In April of 1914, the Bache-Denman Coal Company, which owned eight large coal mining firms in Western Arkansas, decided to withdraw from the union contract and to become an open shop.  Union workers rioted at Prairie Creek, near Hartford and shut down the mine. Bache-Denman recruited 15-20 armed guards from the Burns Detective Agency to protect their interest.  A shipment of 200 rifles, pistols, and ammunition was collected for use by a group known as the Union Guards.  This group was supplemented by another 200 or so armed workers and farmers who brought their assortment of weapons along for the fight.

On April 6, a crowd estimated at larger than 1,000 individuals, marched on the Prairie Creek mine and tried to persuade the owners and guards to disarm. A violent clash resulted between the groups with the “union” group eventually taking over the mine. Bache-Denman responded by hiring more guards. 

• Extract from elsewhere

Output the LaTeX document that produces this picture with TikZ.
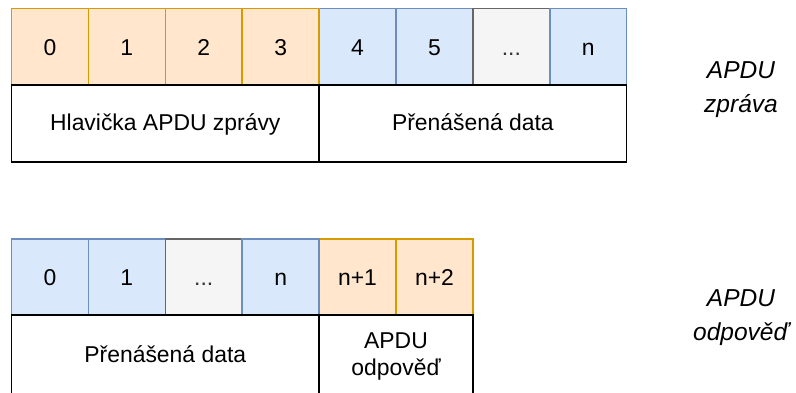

On July 12, 1914, the union miners camp at Frogtown, about a mile from the mine, was attacked and bullets ripped through the miner’s homes.  Stories abound concerning the back-and-forth resulting fight that went on for days.  Some area miners swear that dozens were killed in exchange of gunfire that went on for days.  A week after the initial attack, Frogtown miners were again fired on during the night. Miners poured into Hartford from surrounding towns and marched on the mines.  Many of the guards and non-union workers took flight but eight were captured, hands tied behind their back, and marched toward Hartford.  An unidentified person came up and shot two of them dead. 

The union workers completely destroyed the mines, flooding the shafts and burning the buildings. The owners tried to reopen the mine on Oct. 29, 1914 only to have over 3,000 bullets fired into the building. Federal troops were called in to quite the riot. In most instances, the federal Marshalls and troops took the side of the mine owner.

Years later, I interviewed some of the old miners and their descendants.  All had stories of this period of time with many describing atrocities and deaths far beyond those recorded officially.  Additional stories of unrest between labor and owners existed.  H.B. Stewart of Greenwood showed me the second story window where a machine gun was placed at a mine owners home, protection from possible labor riots.  At Paris, as late as the 1940’s, workers at the Jewell mine were meet by machine gun wielding guards who instructed the workers to “git to work or git out and stay out.”

History seldom provides clear right and wrong behavior; it does describe the results of anger, violence, and hate.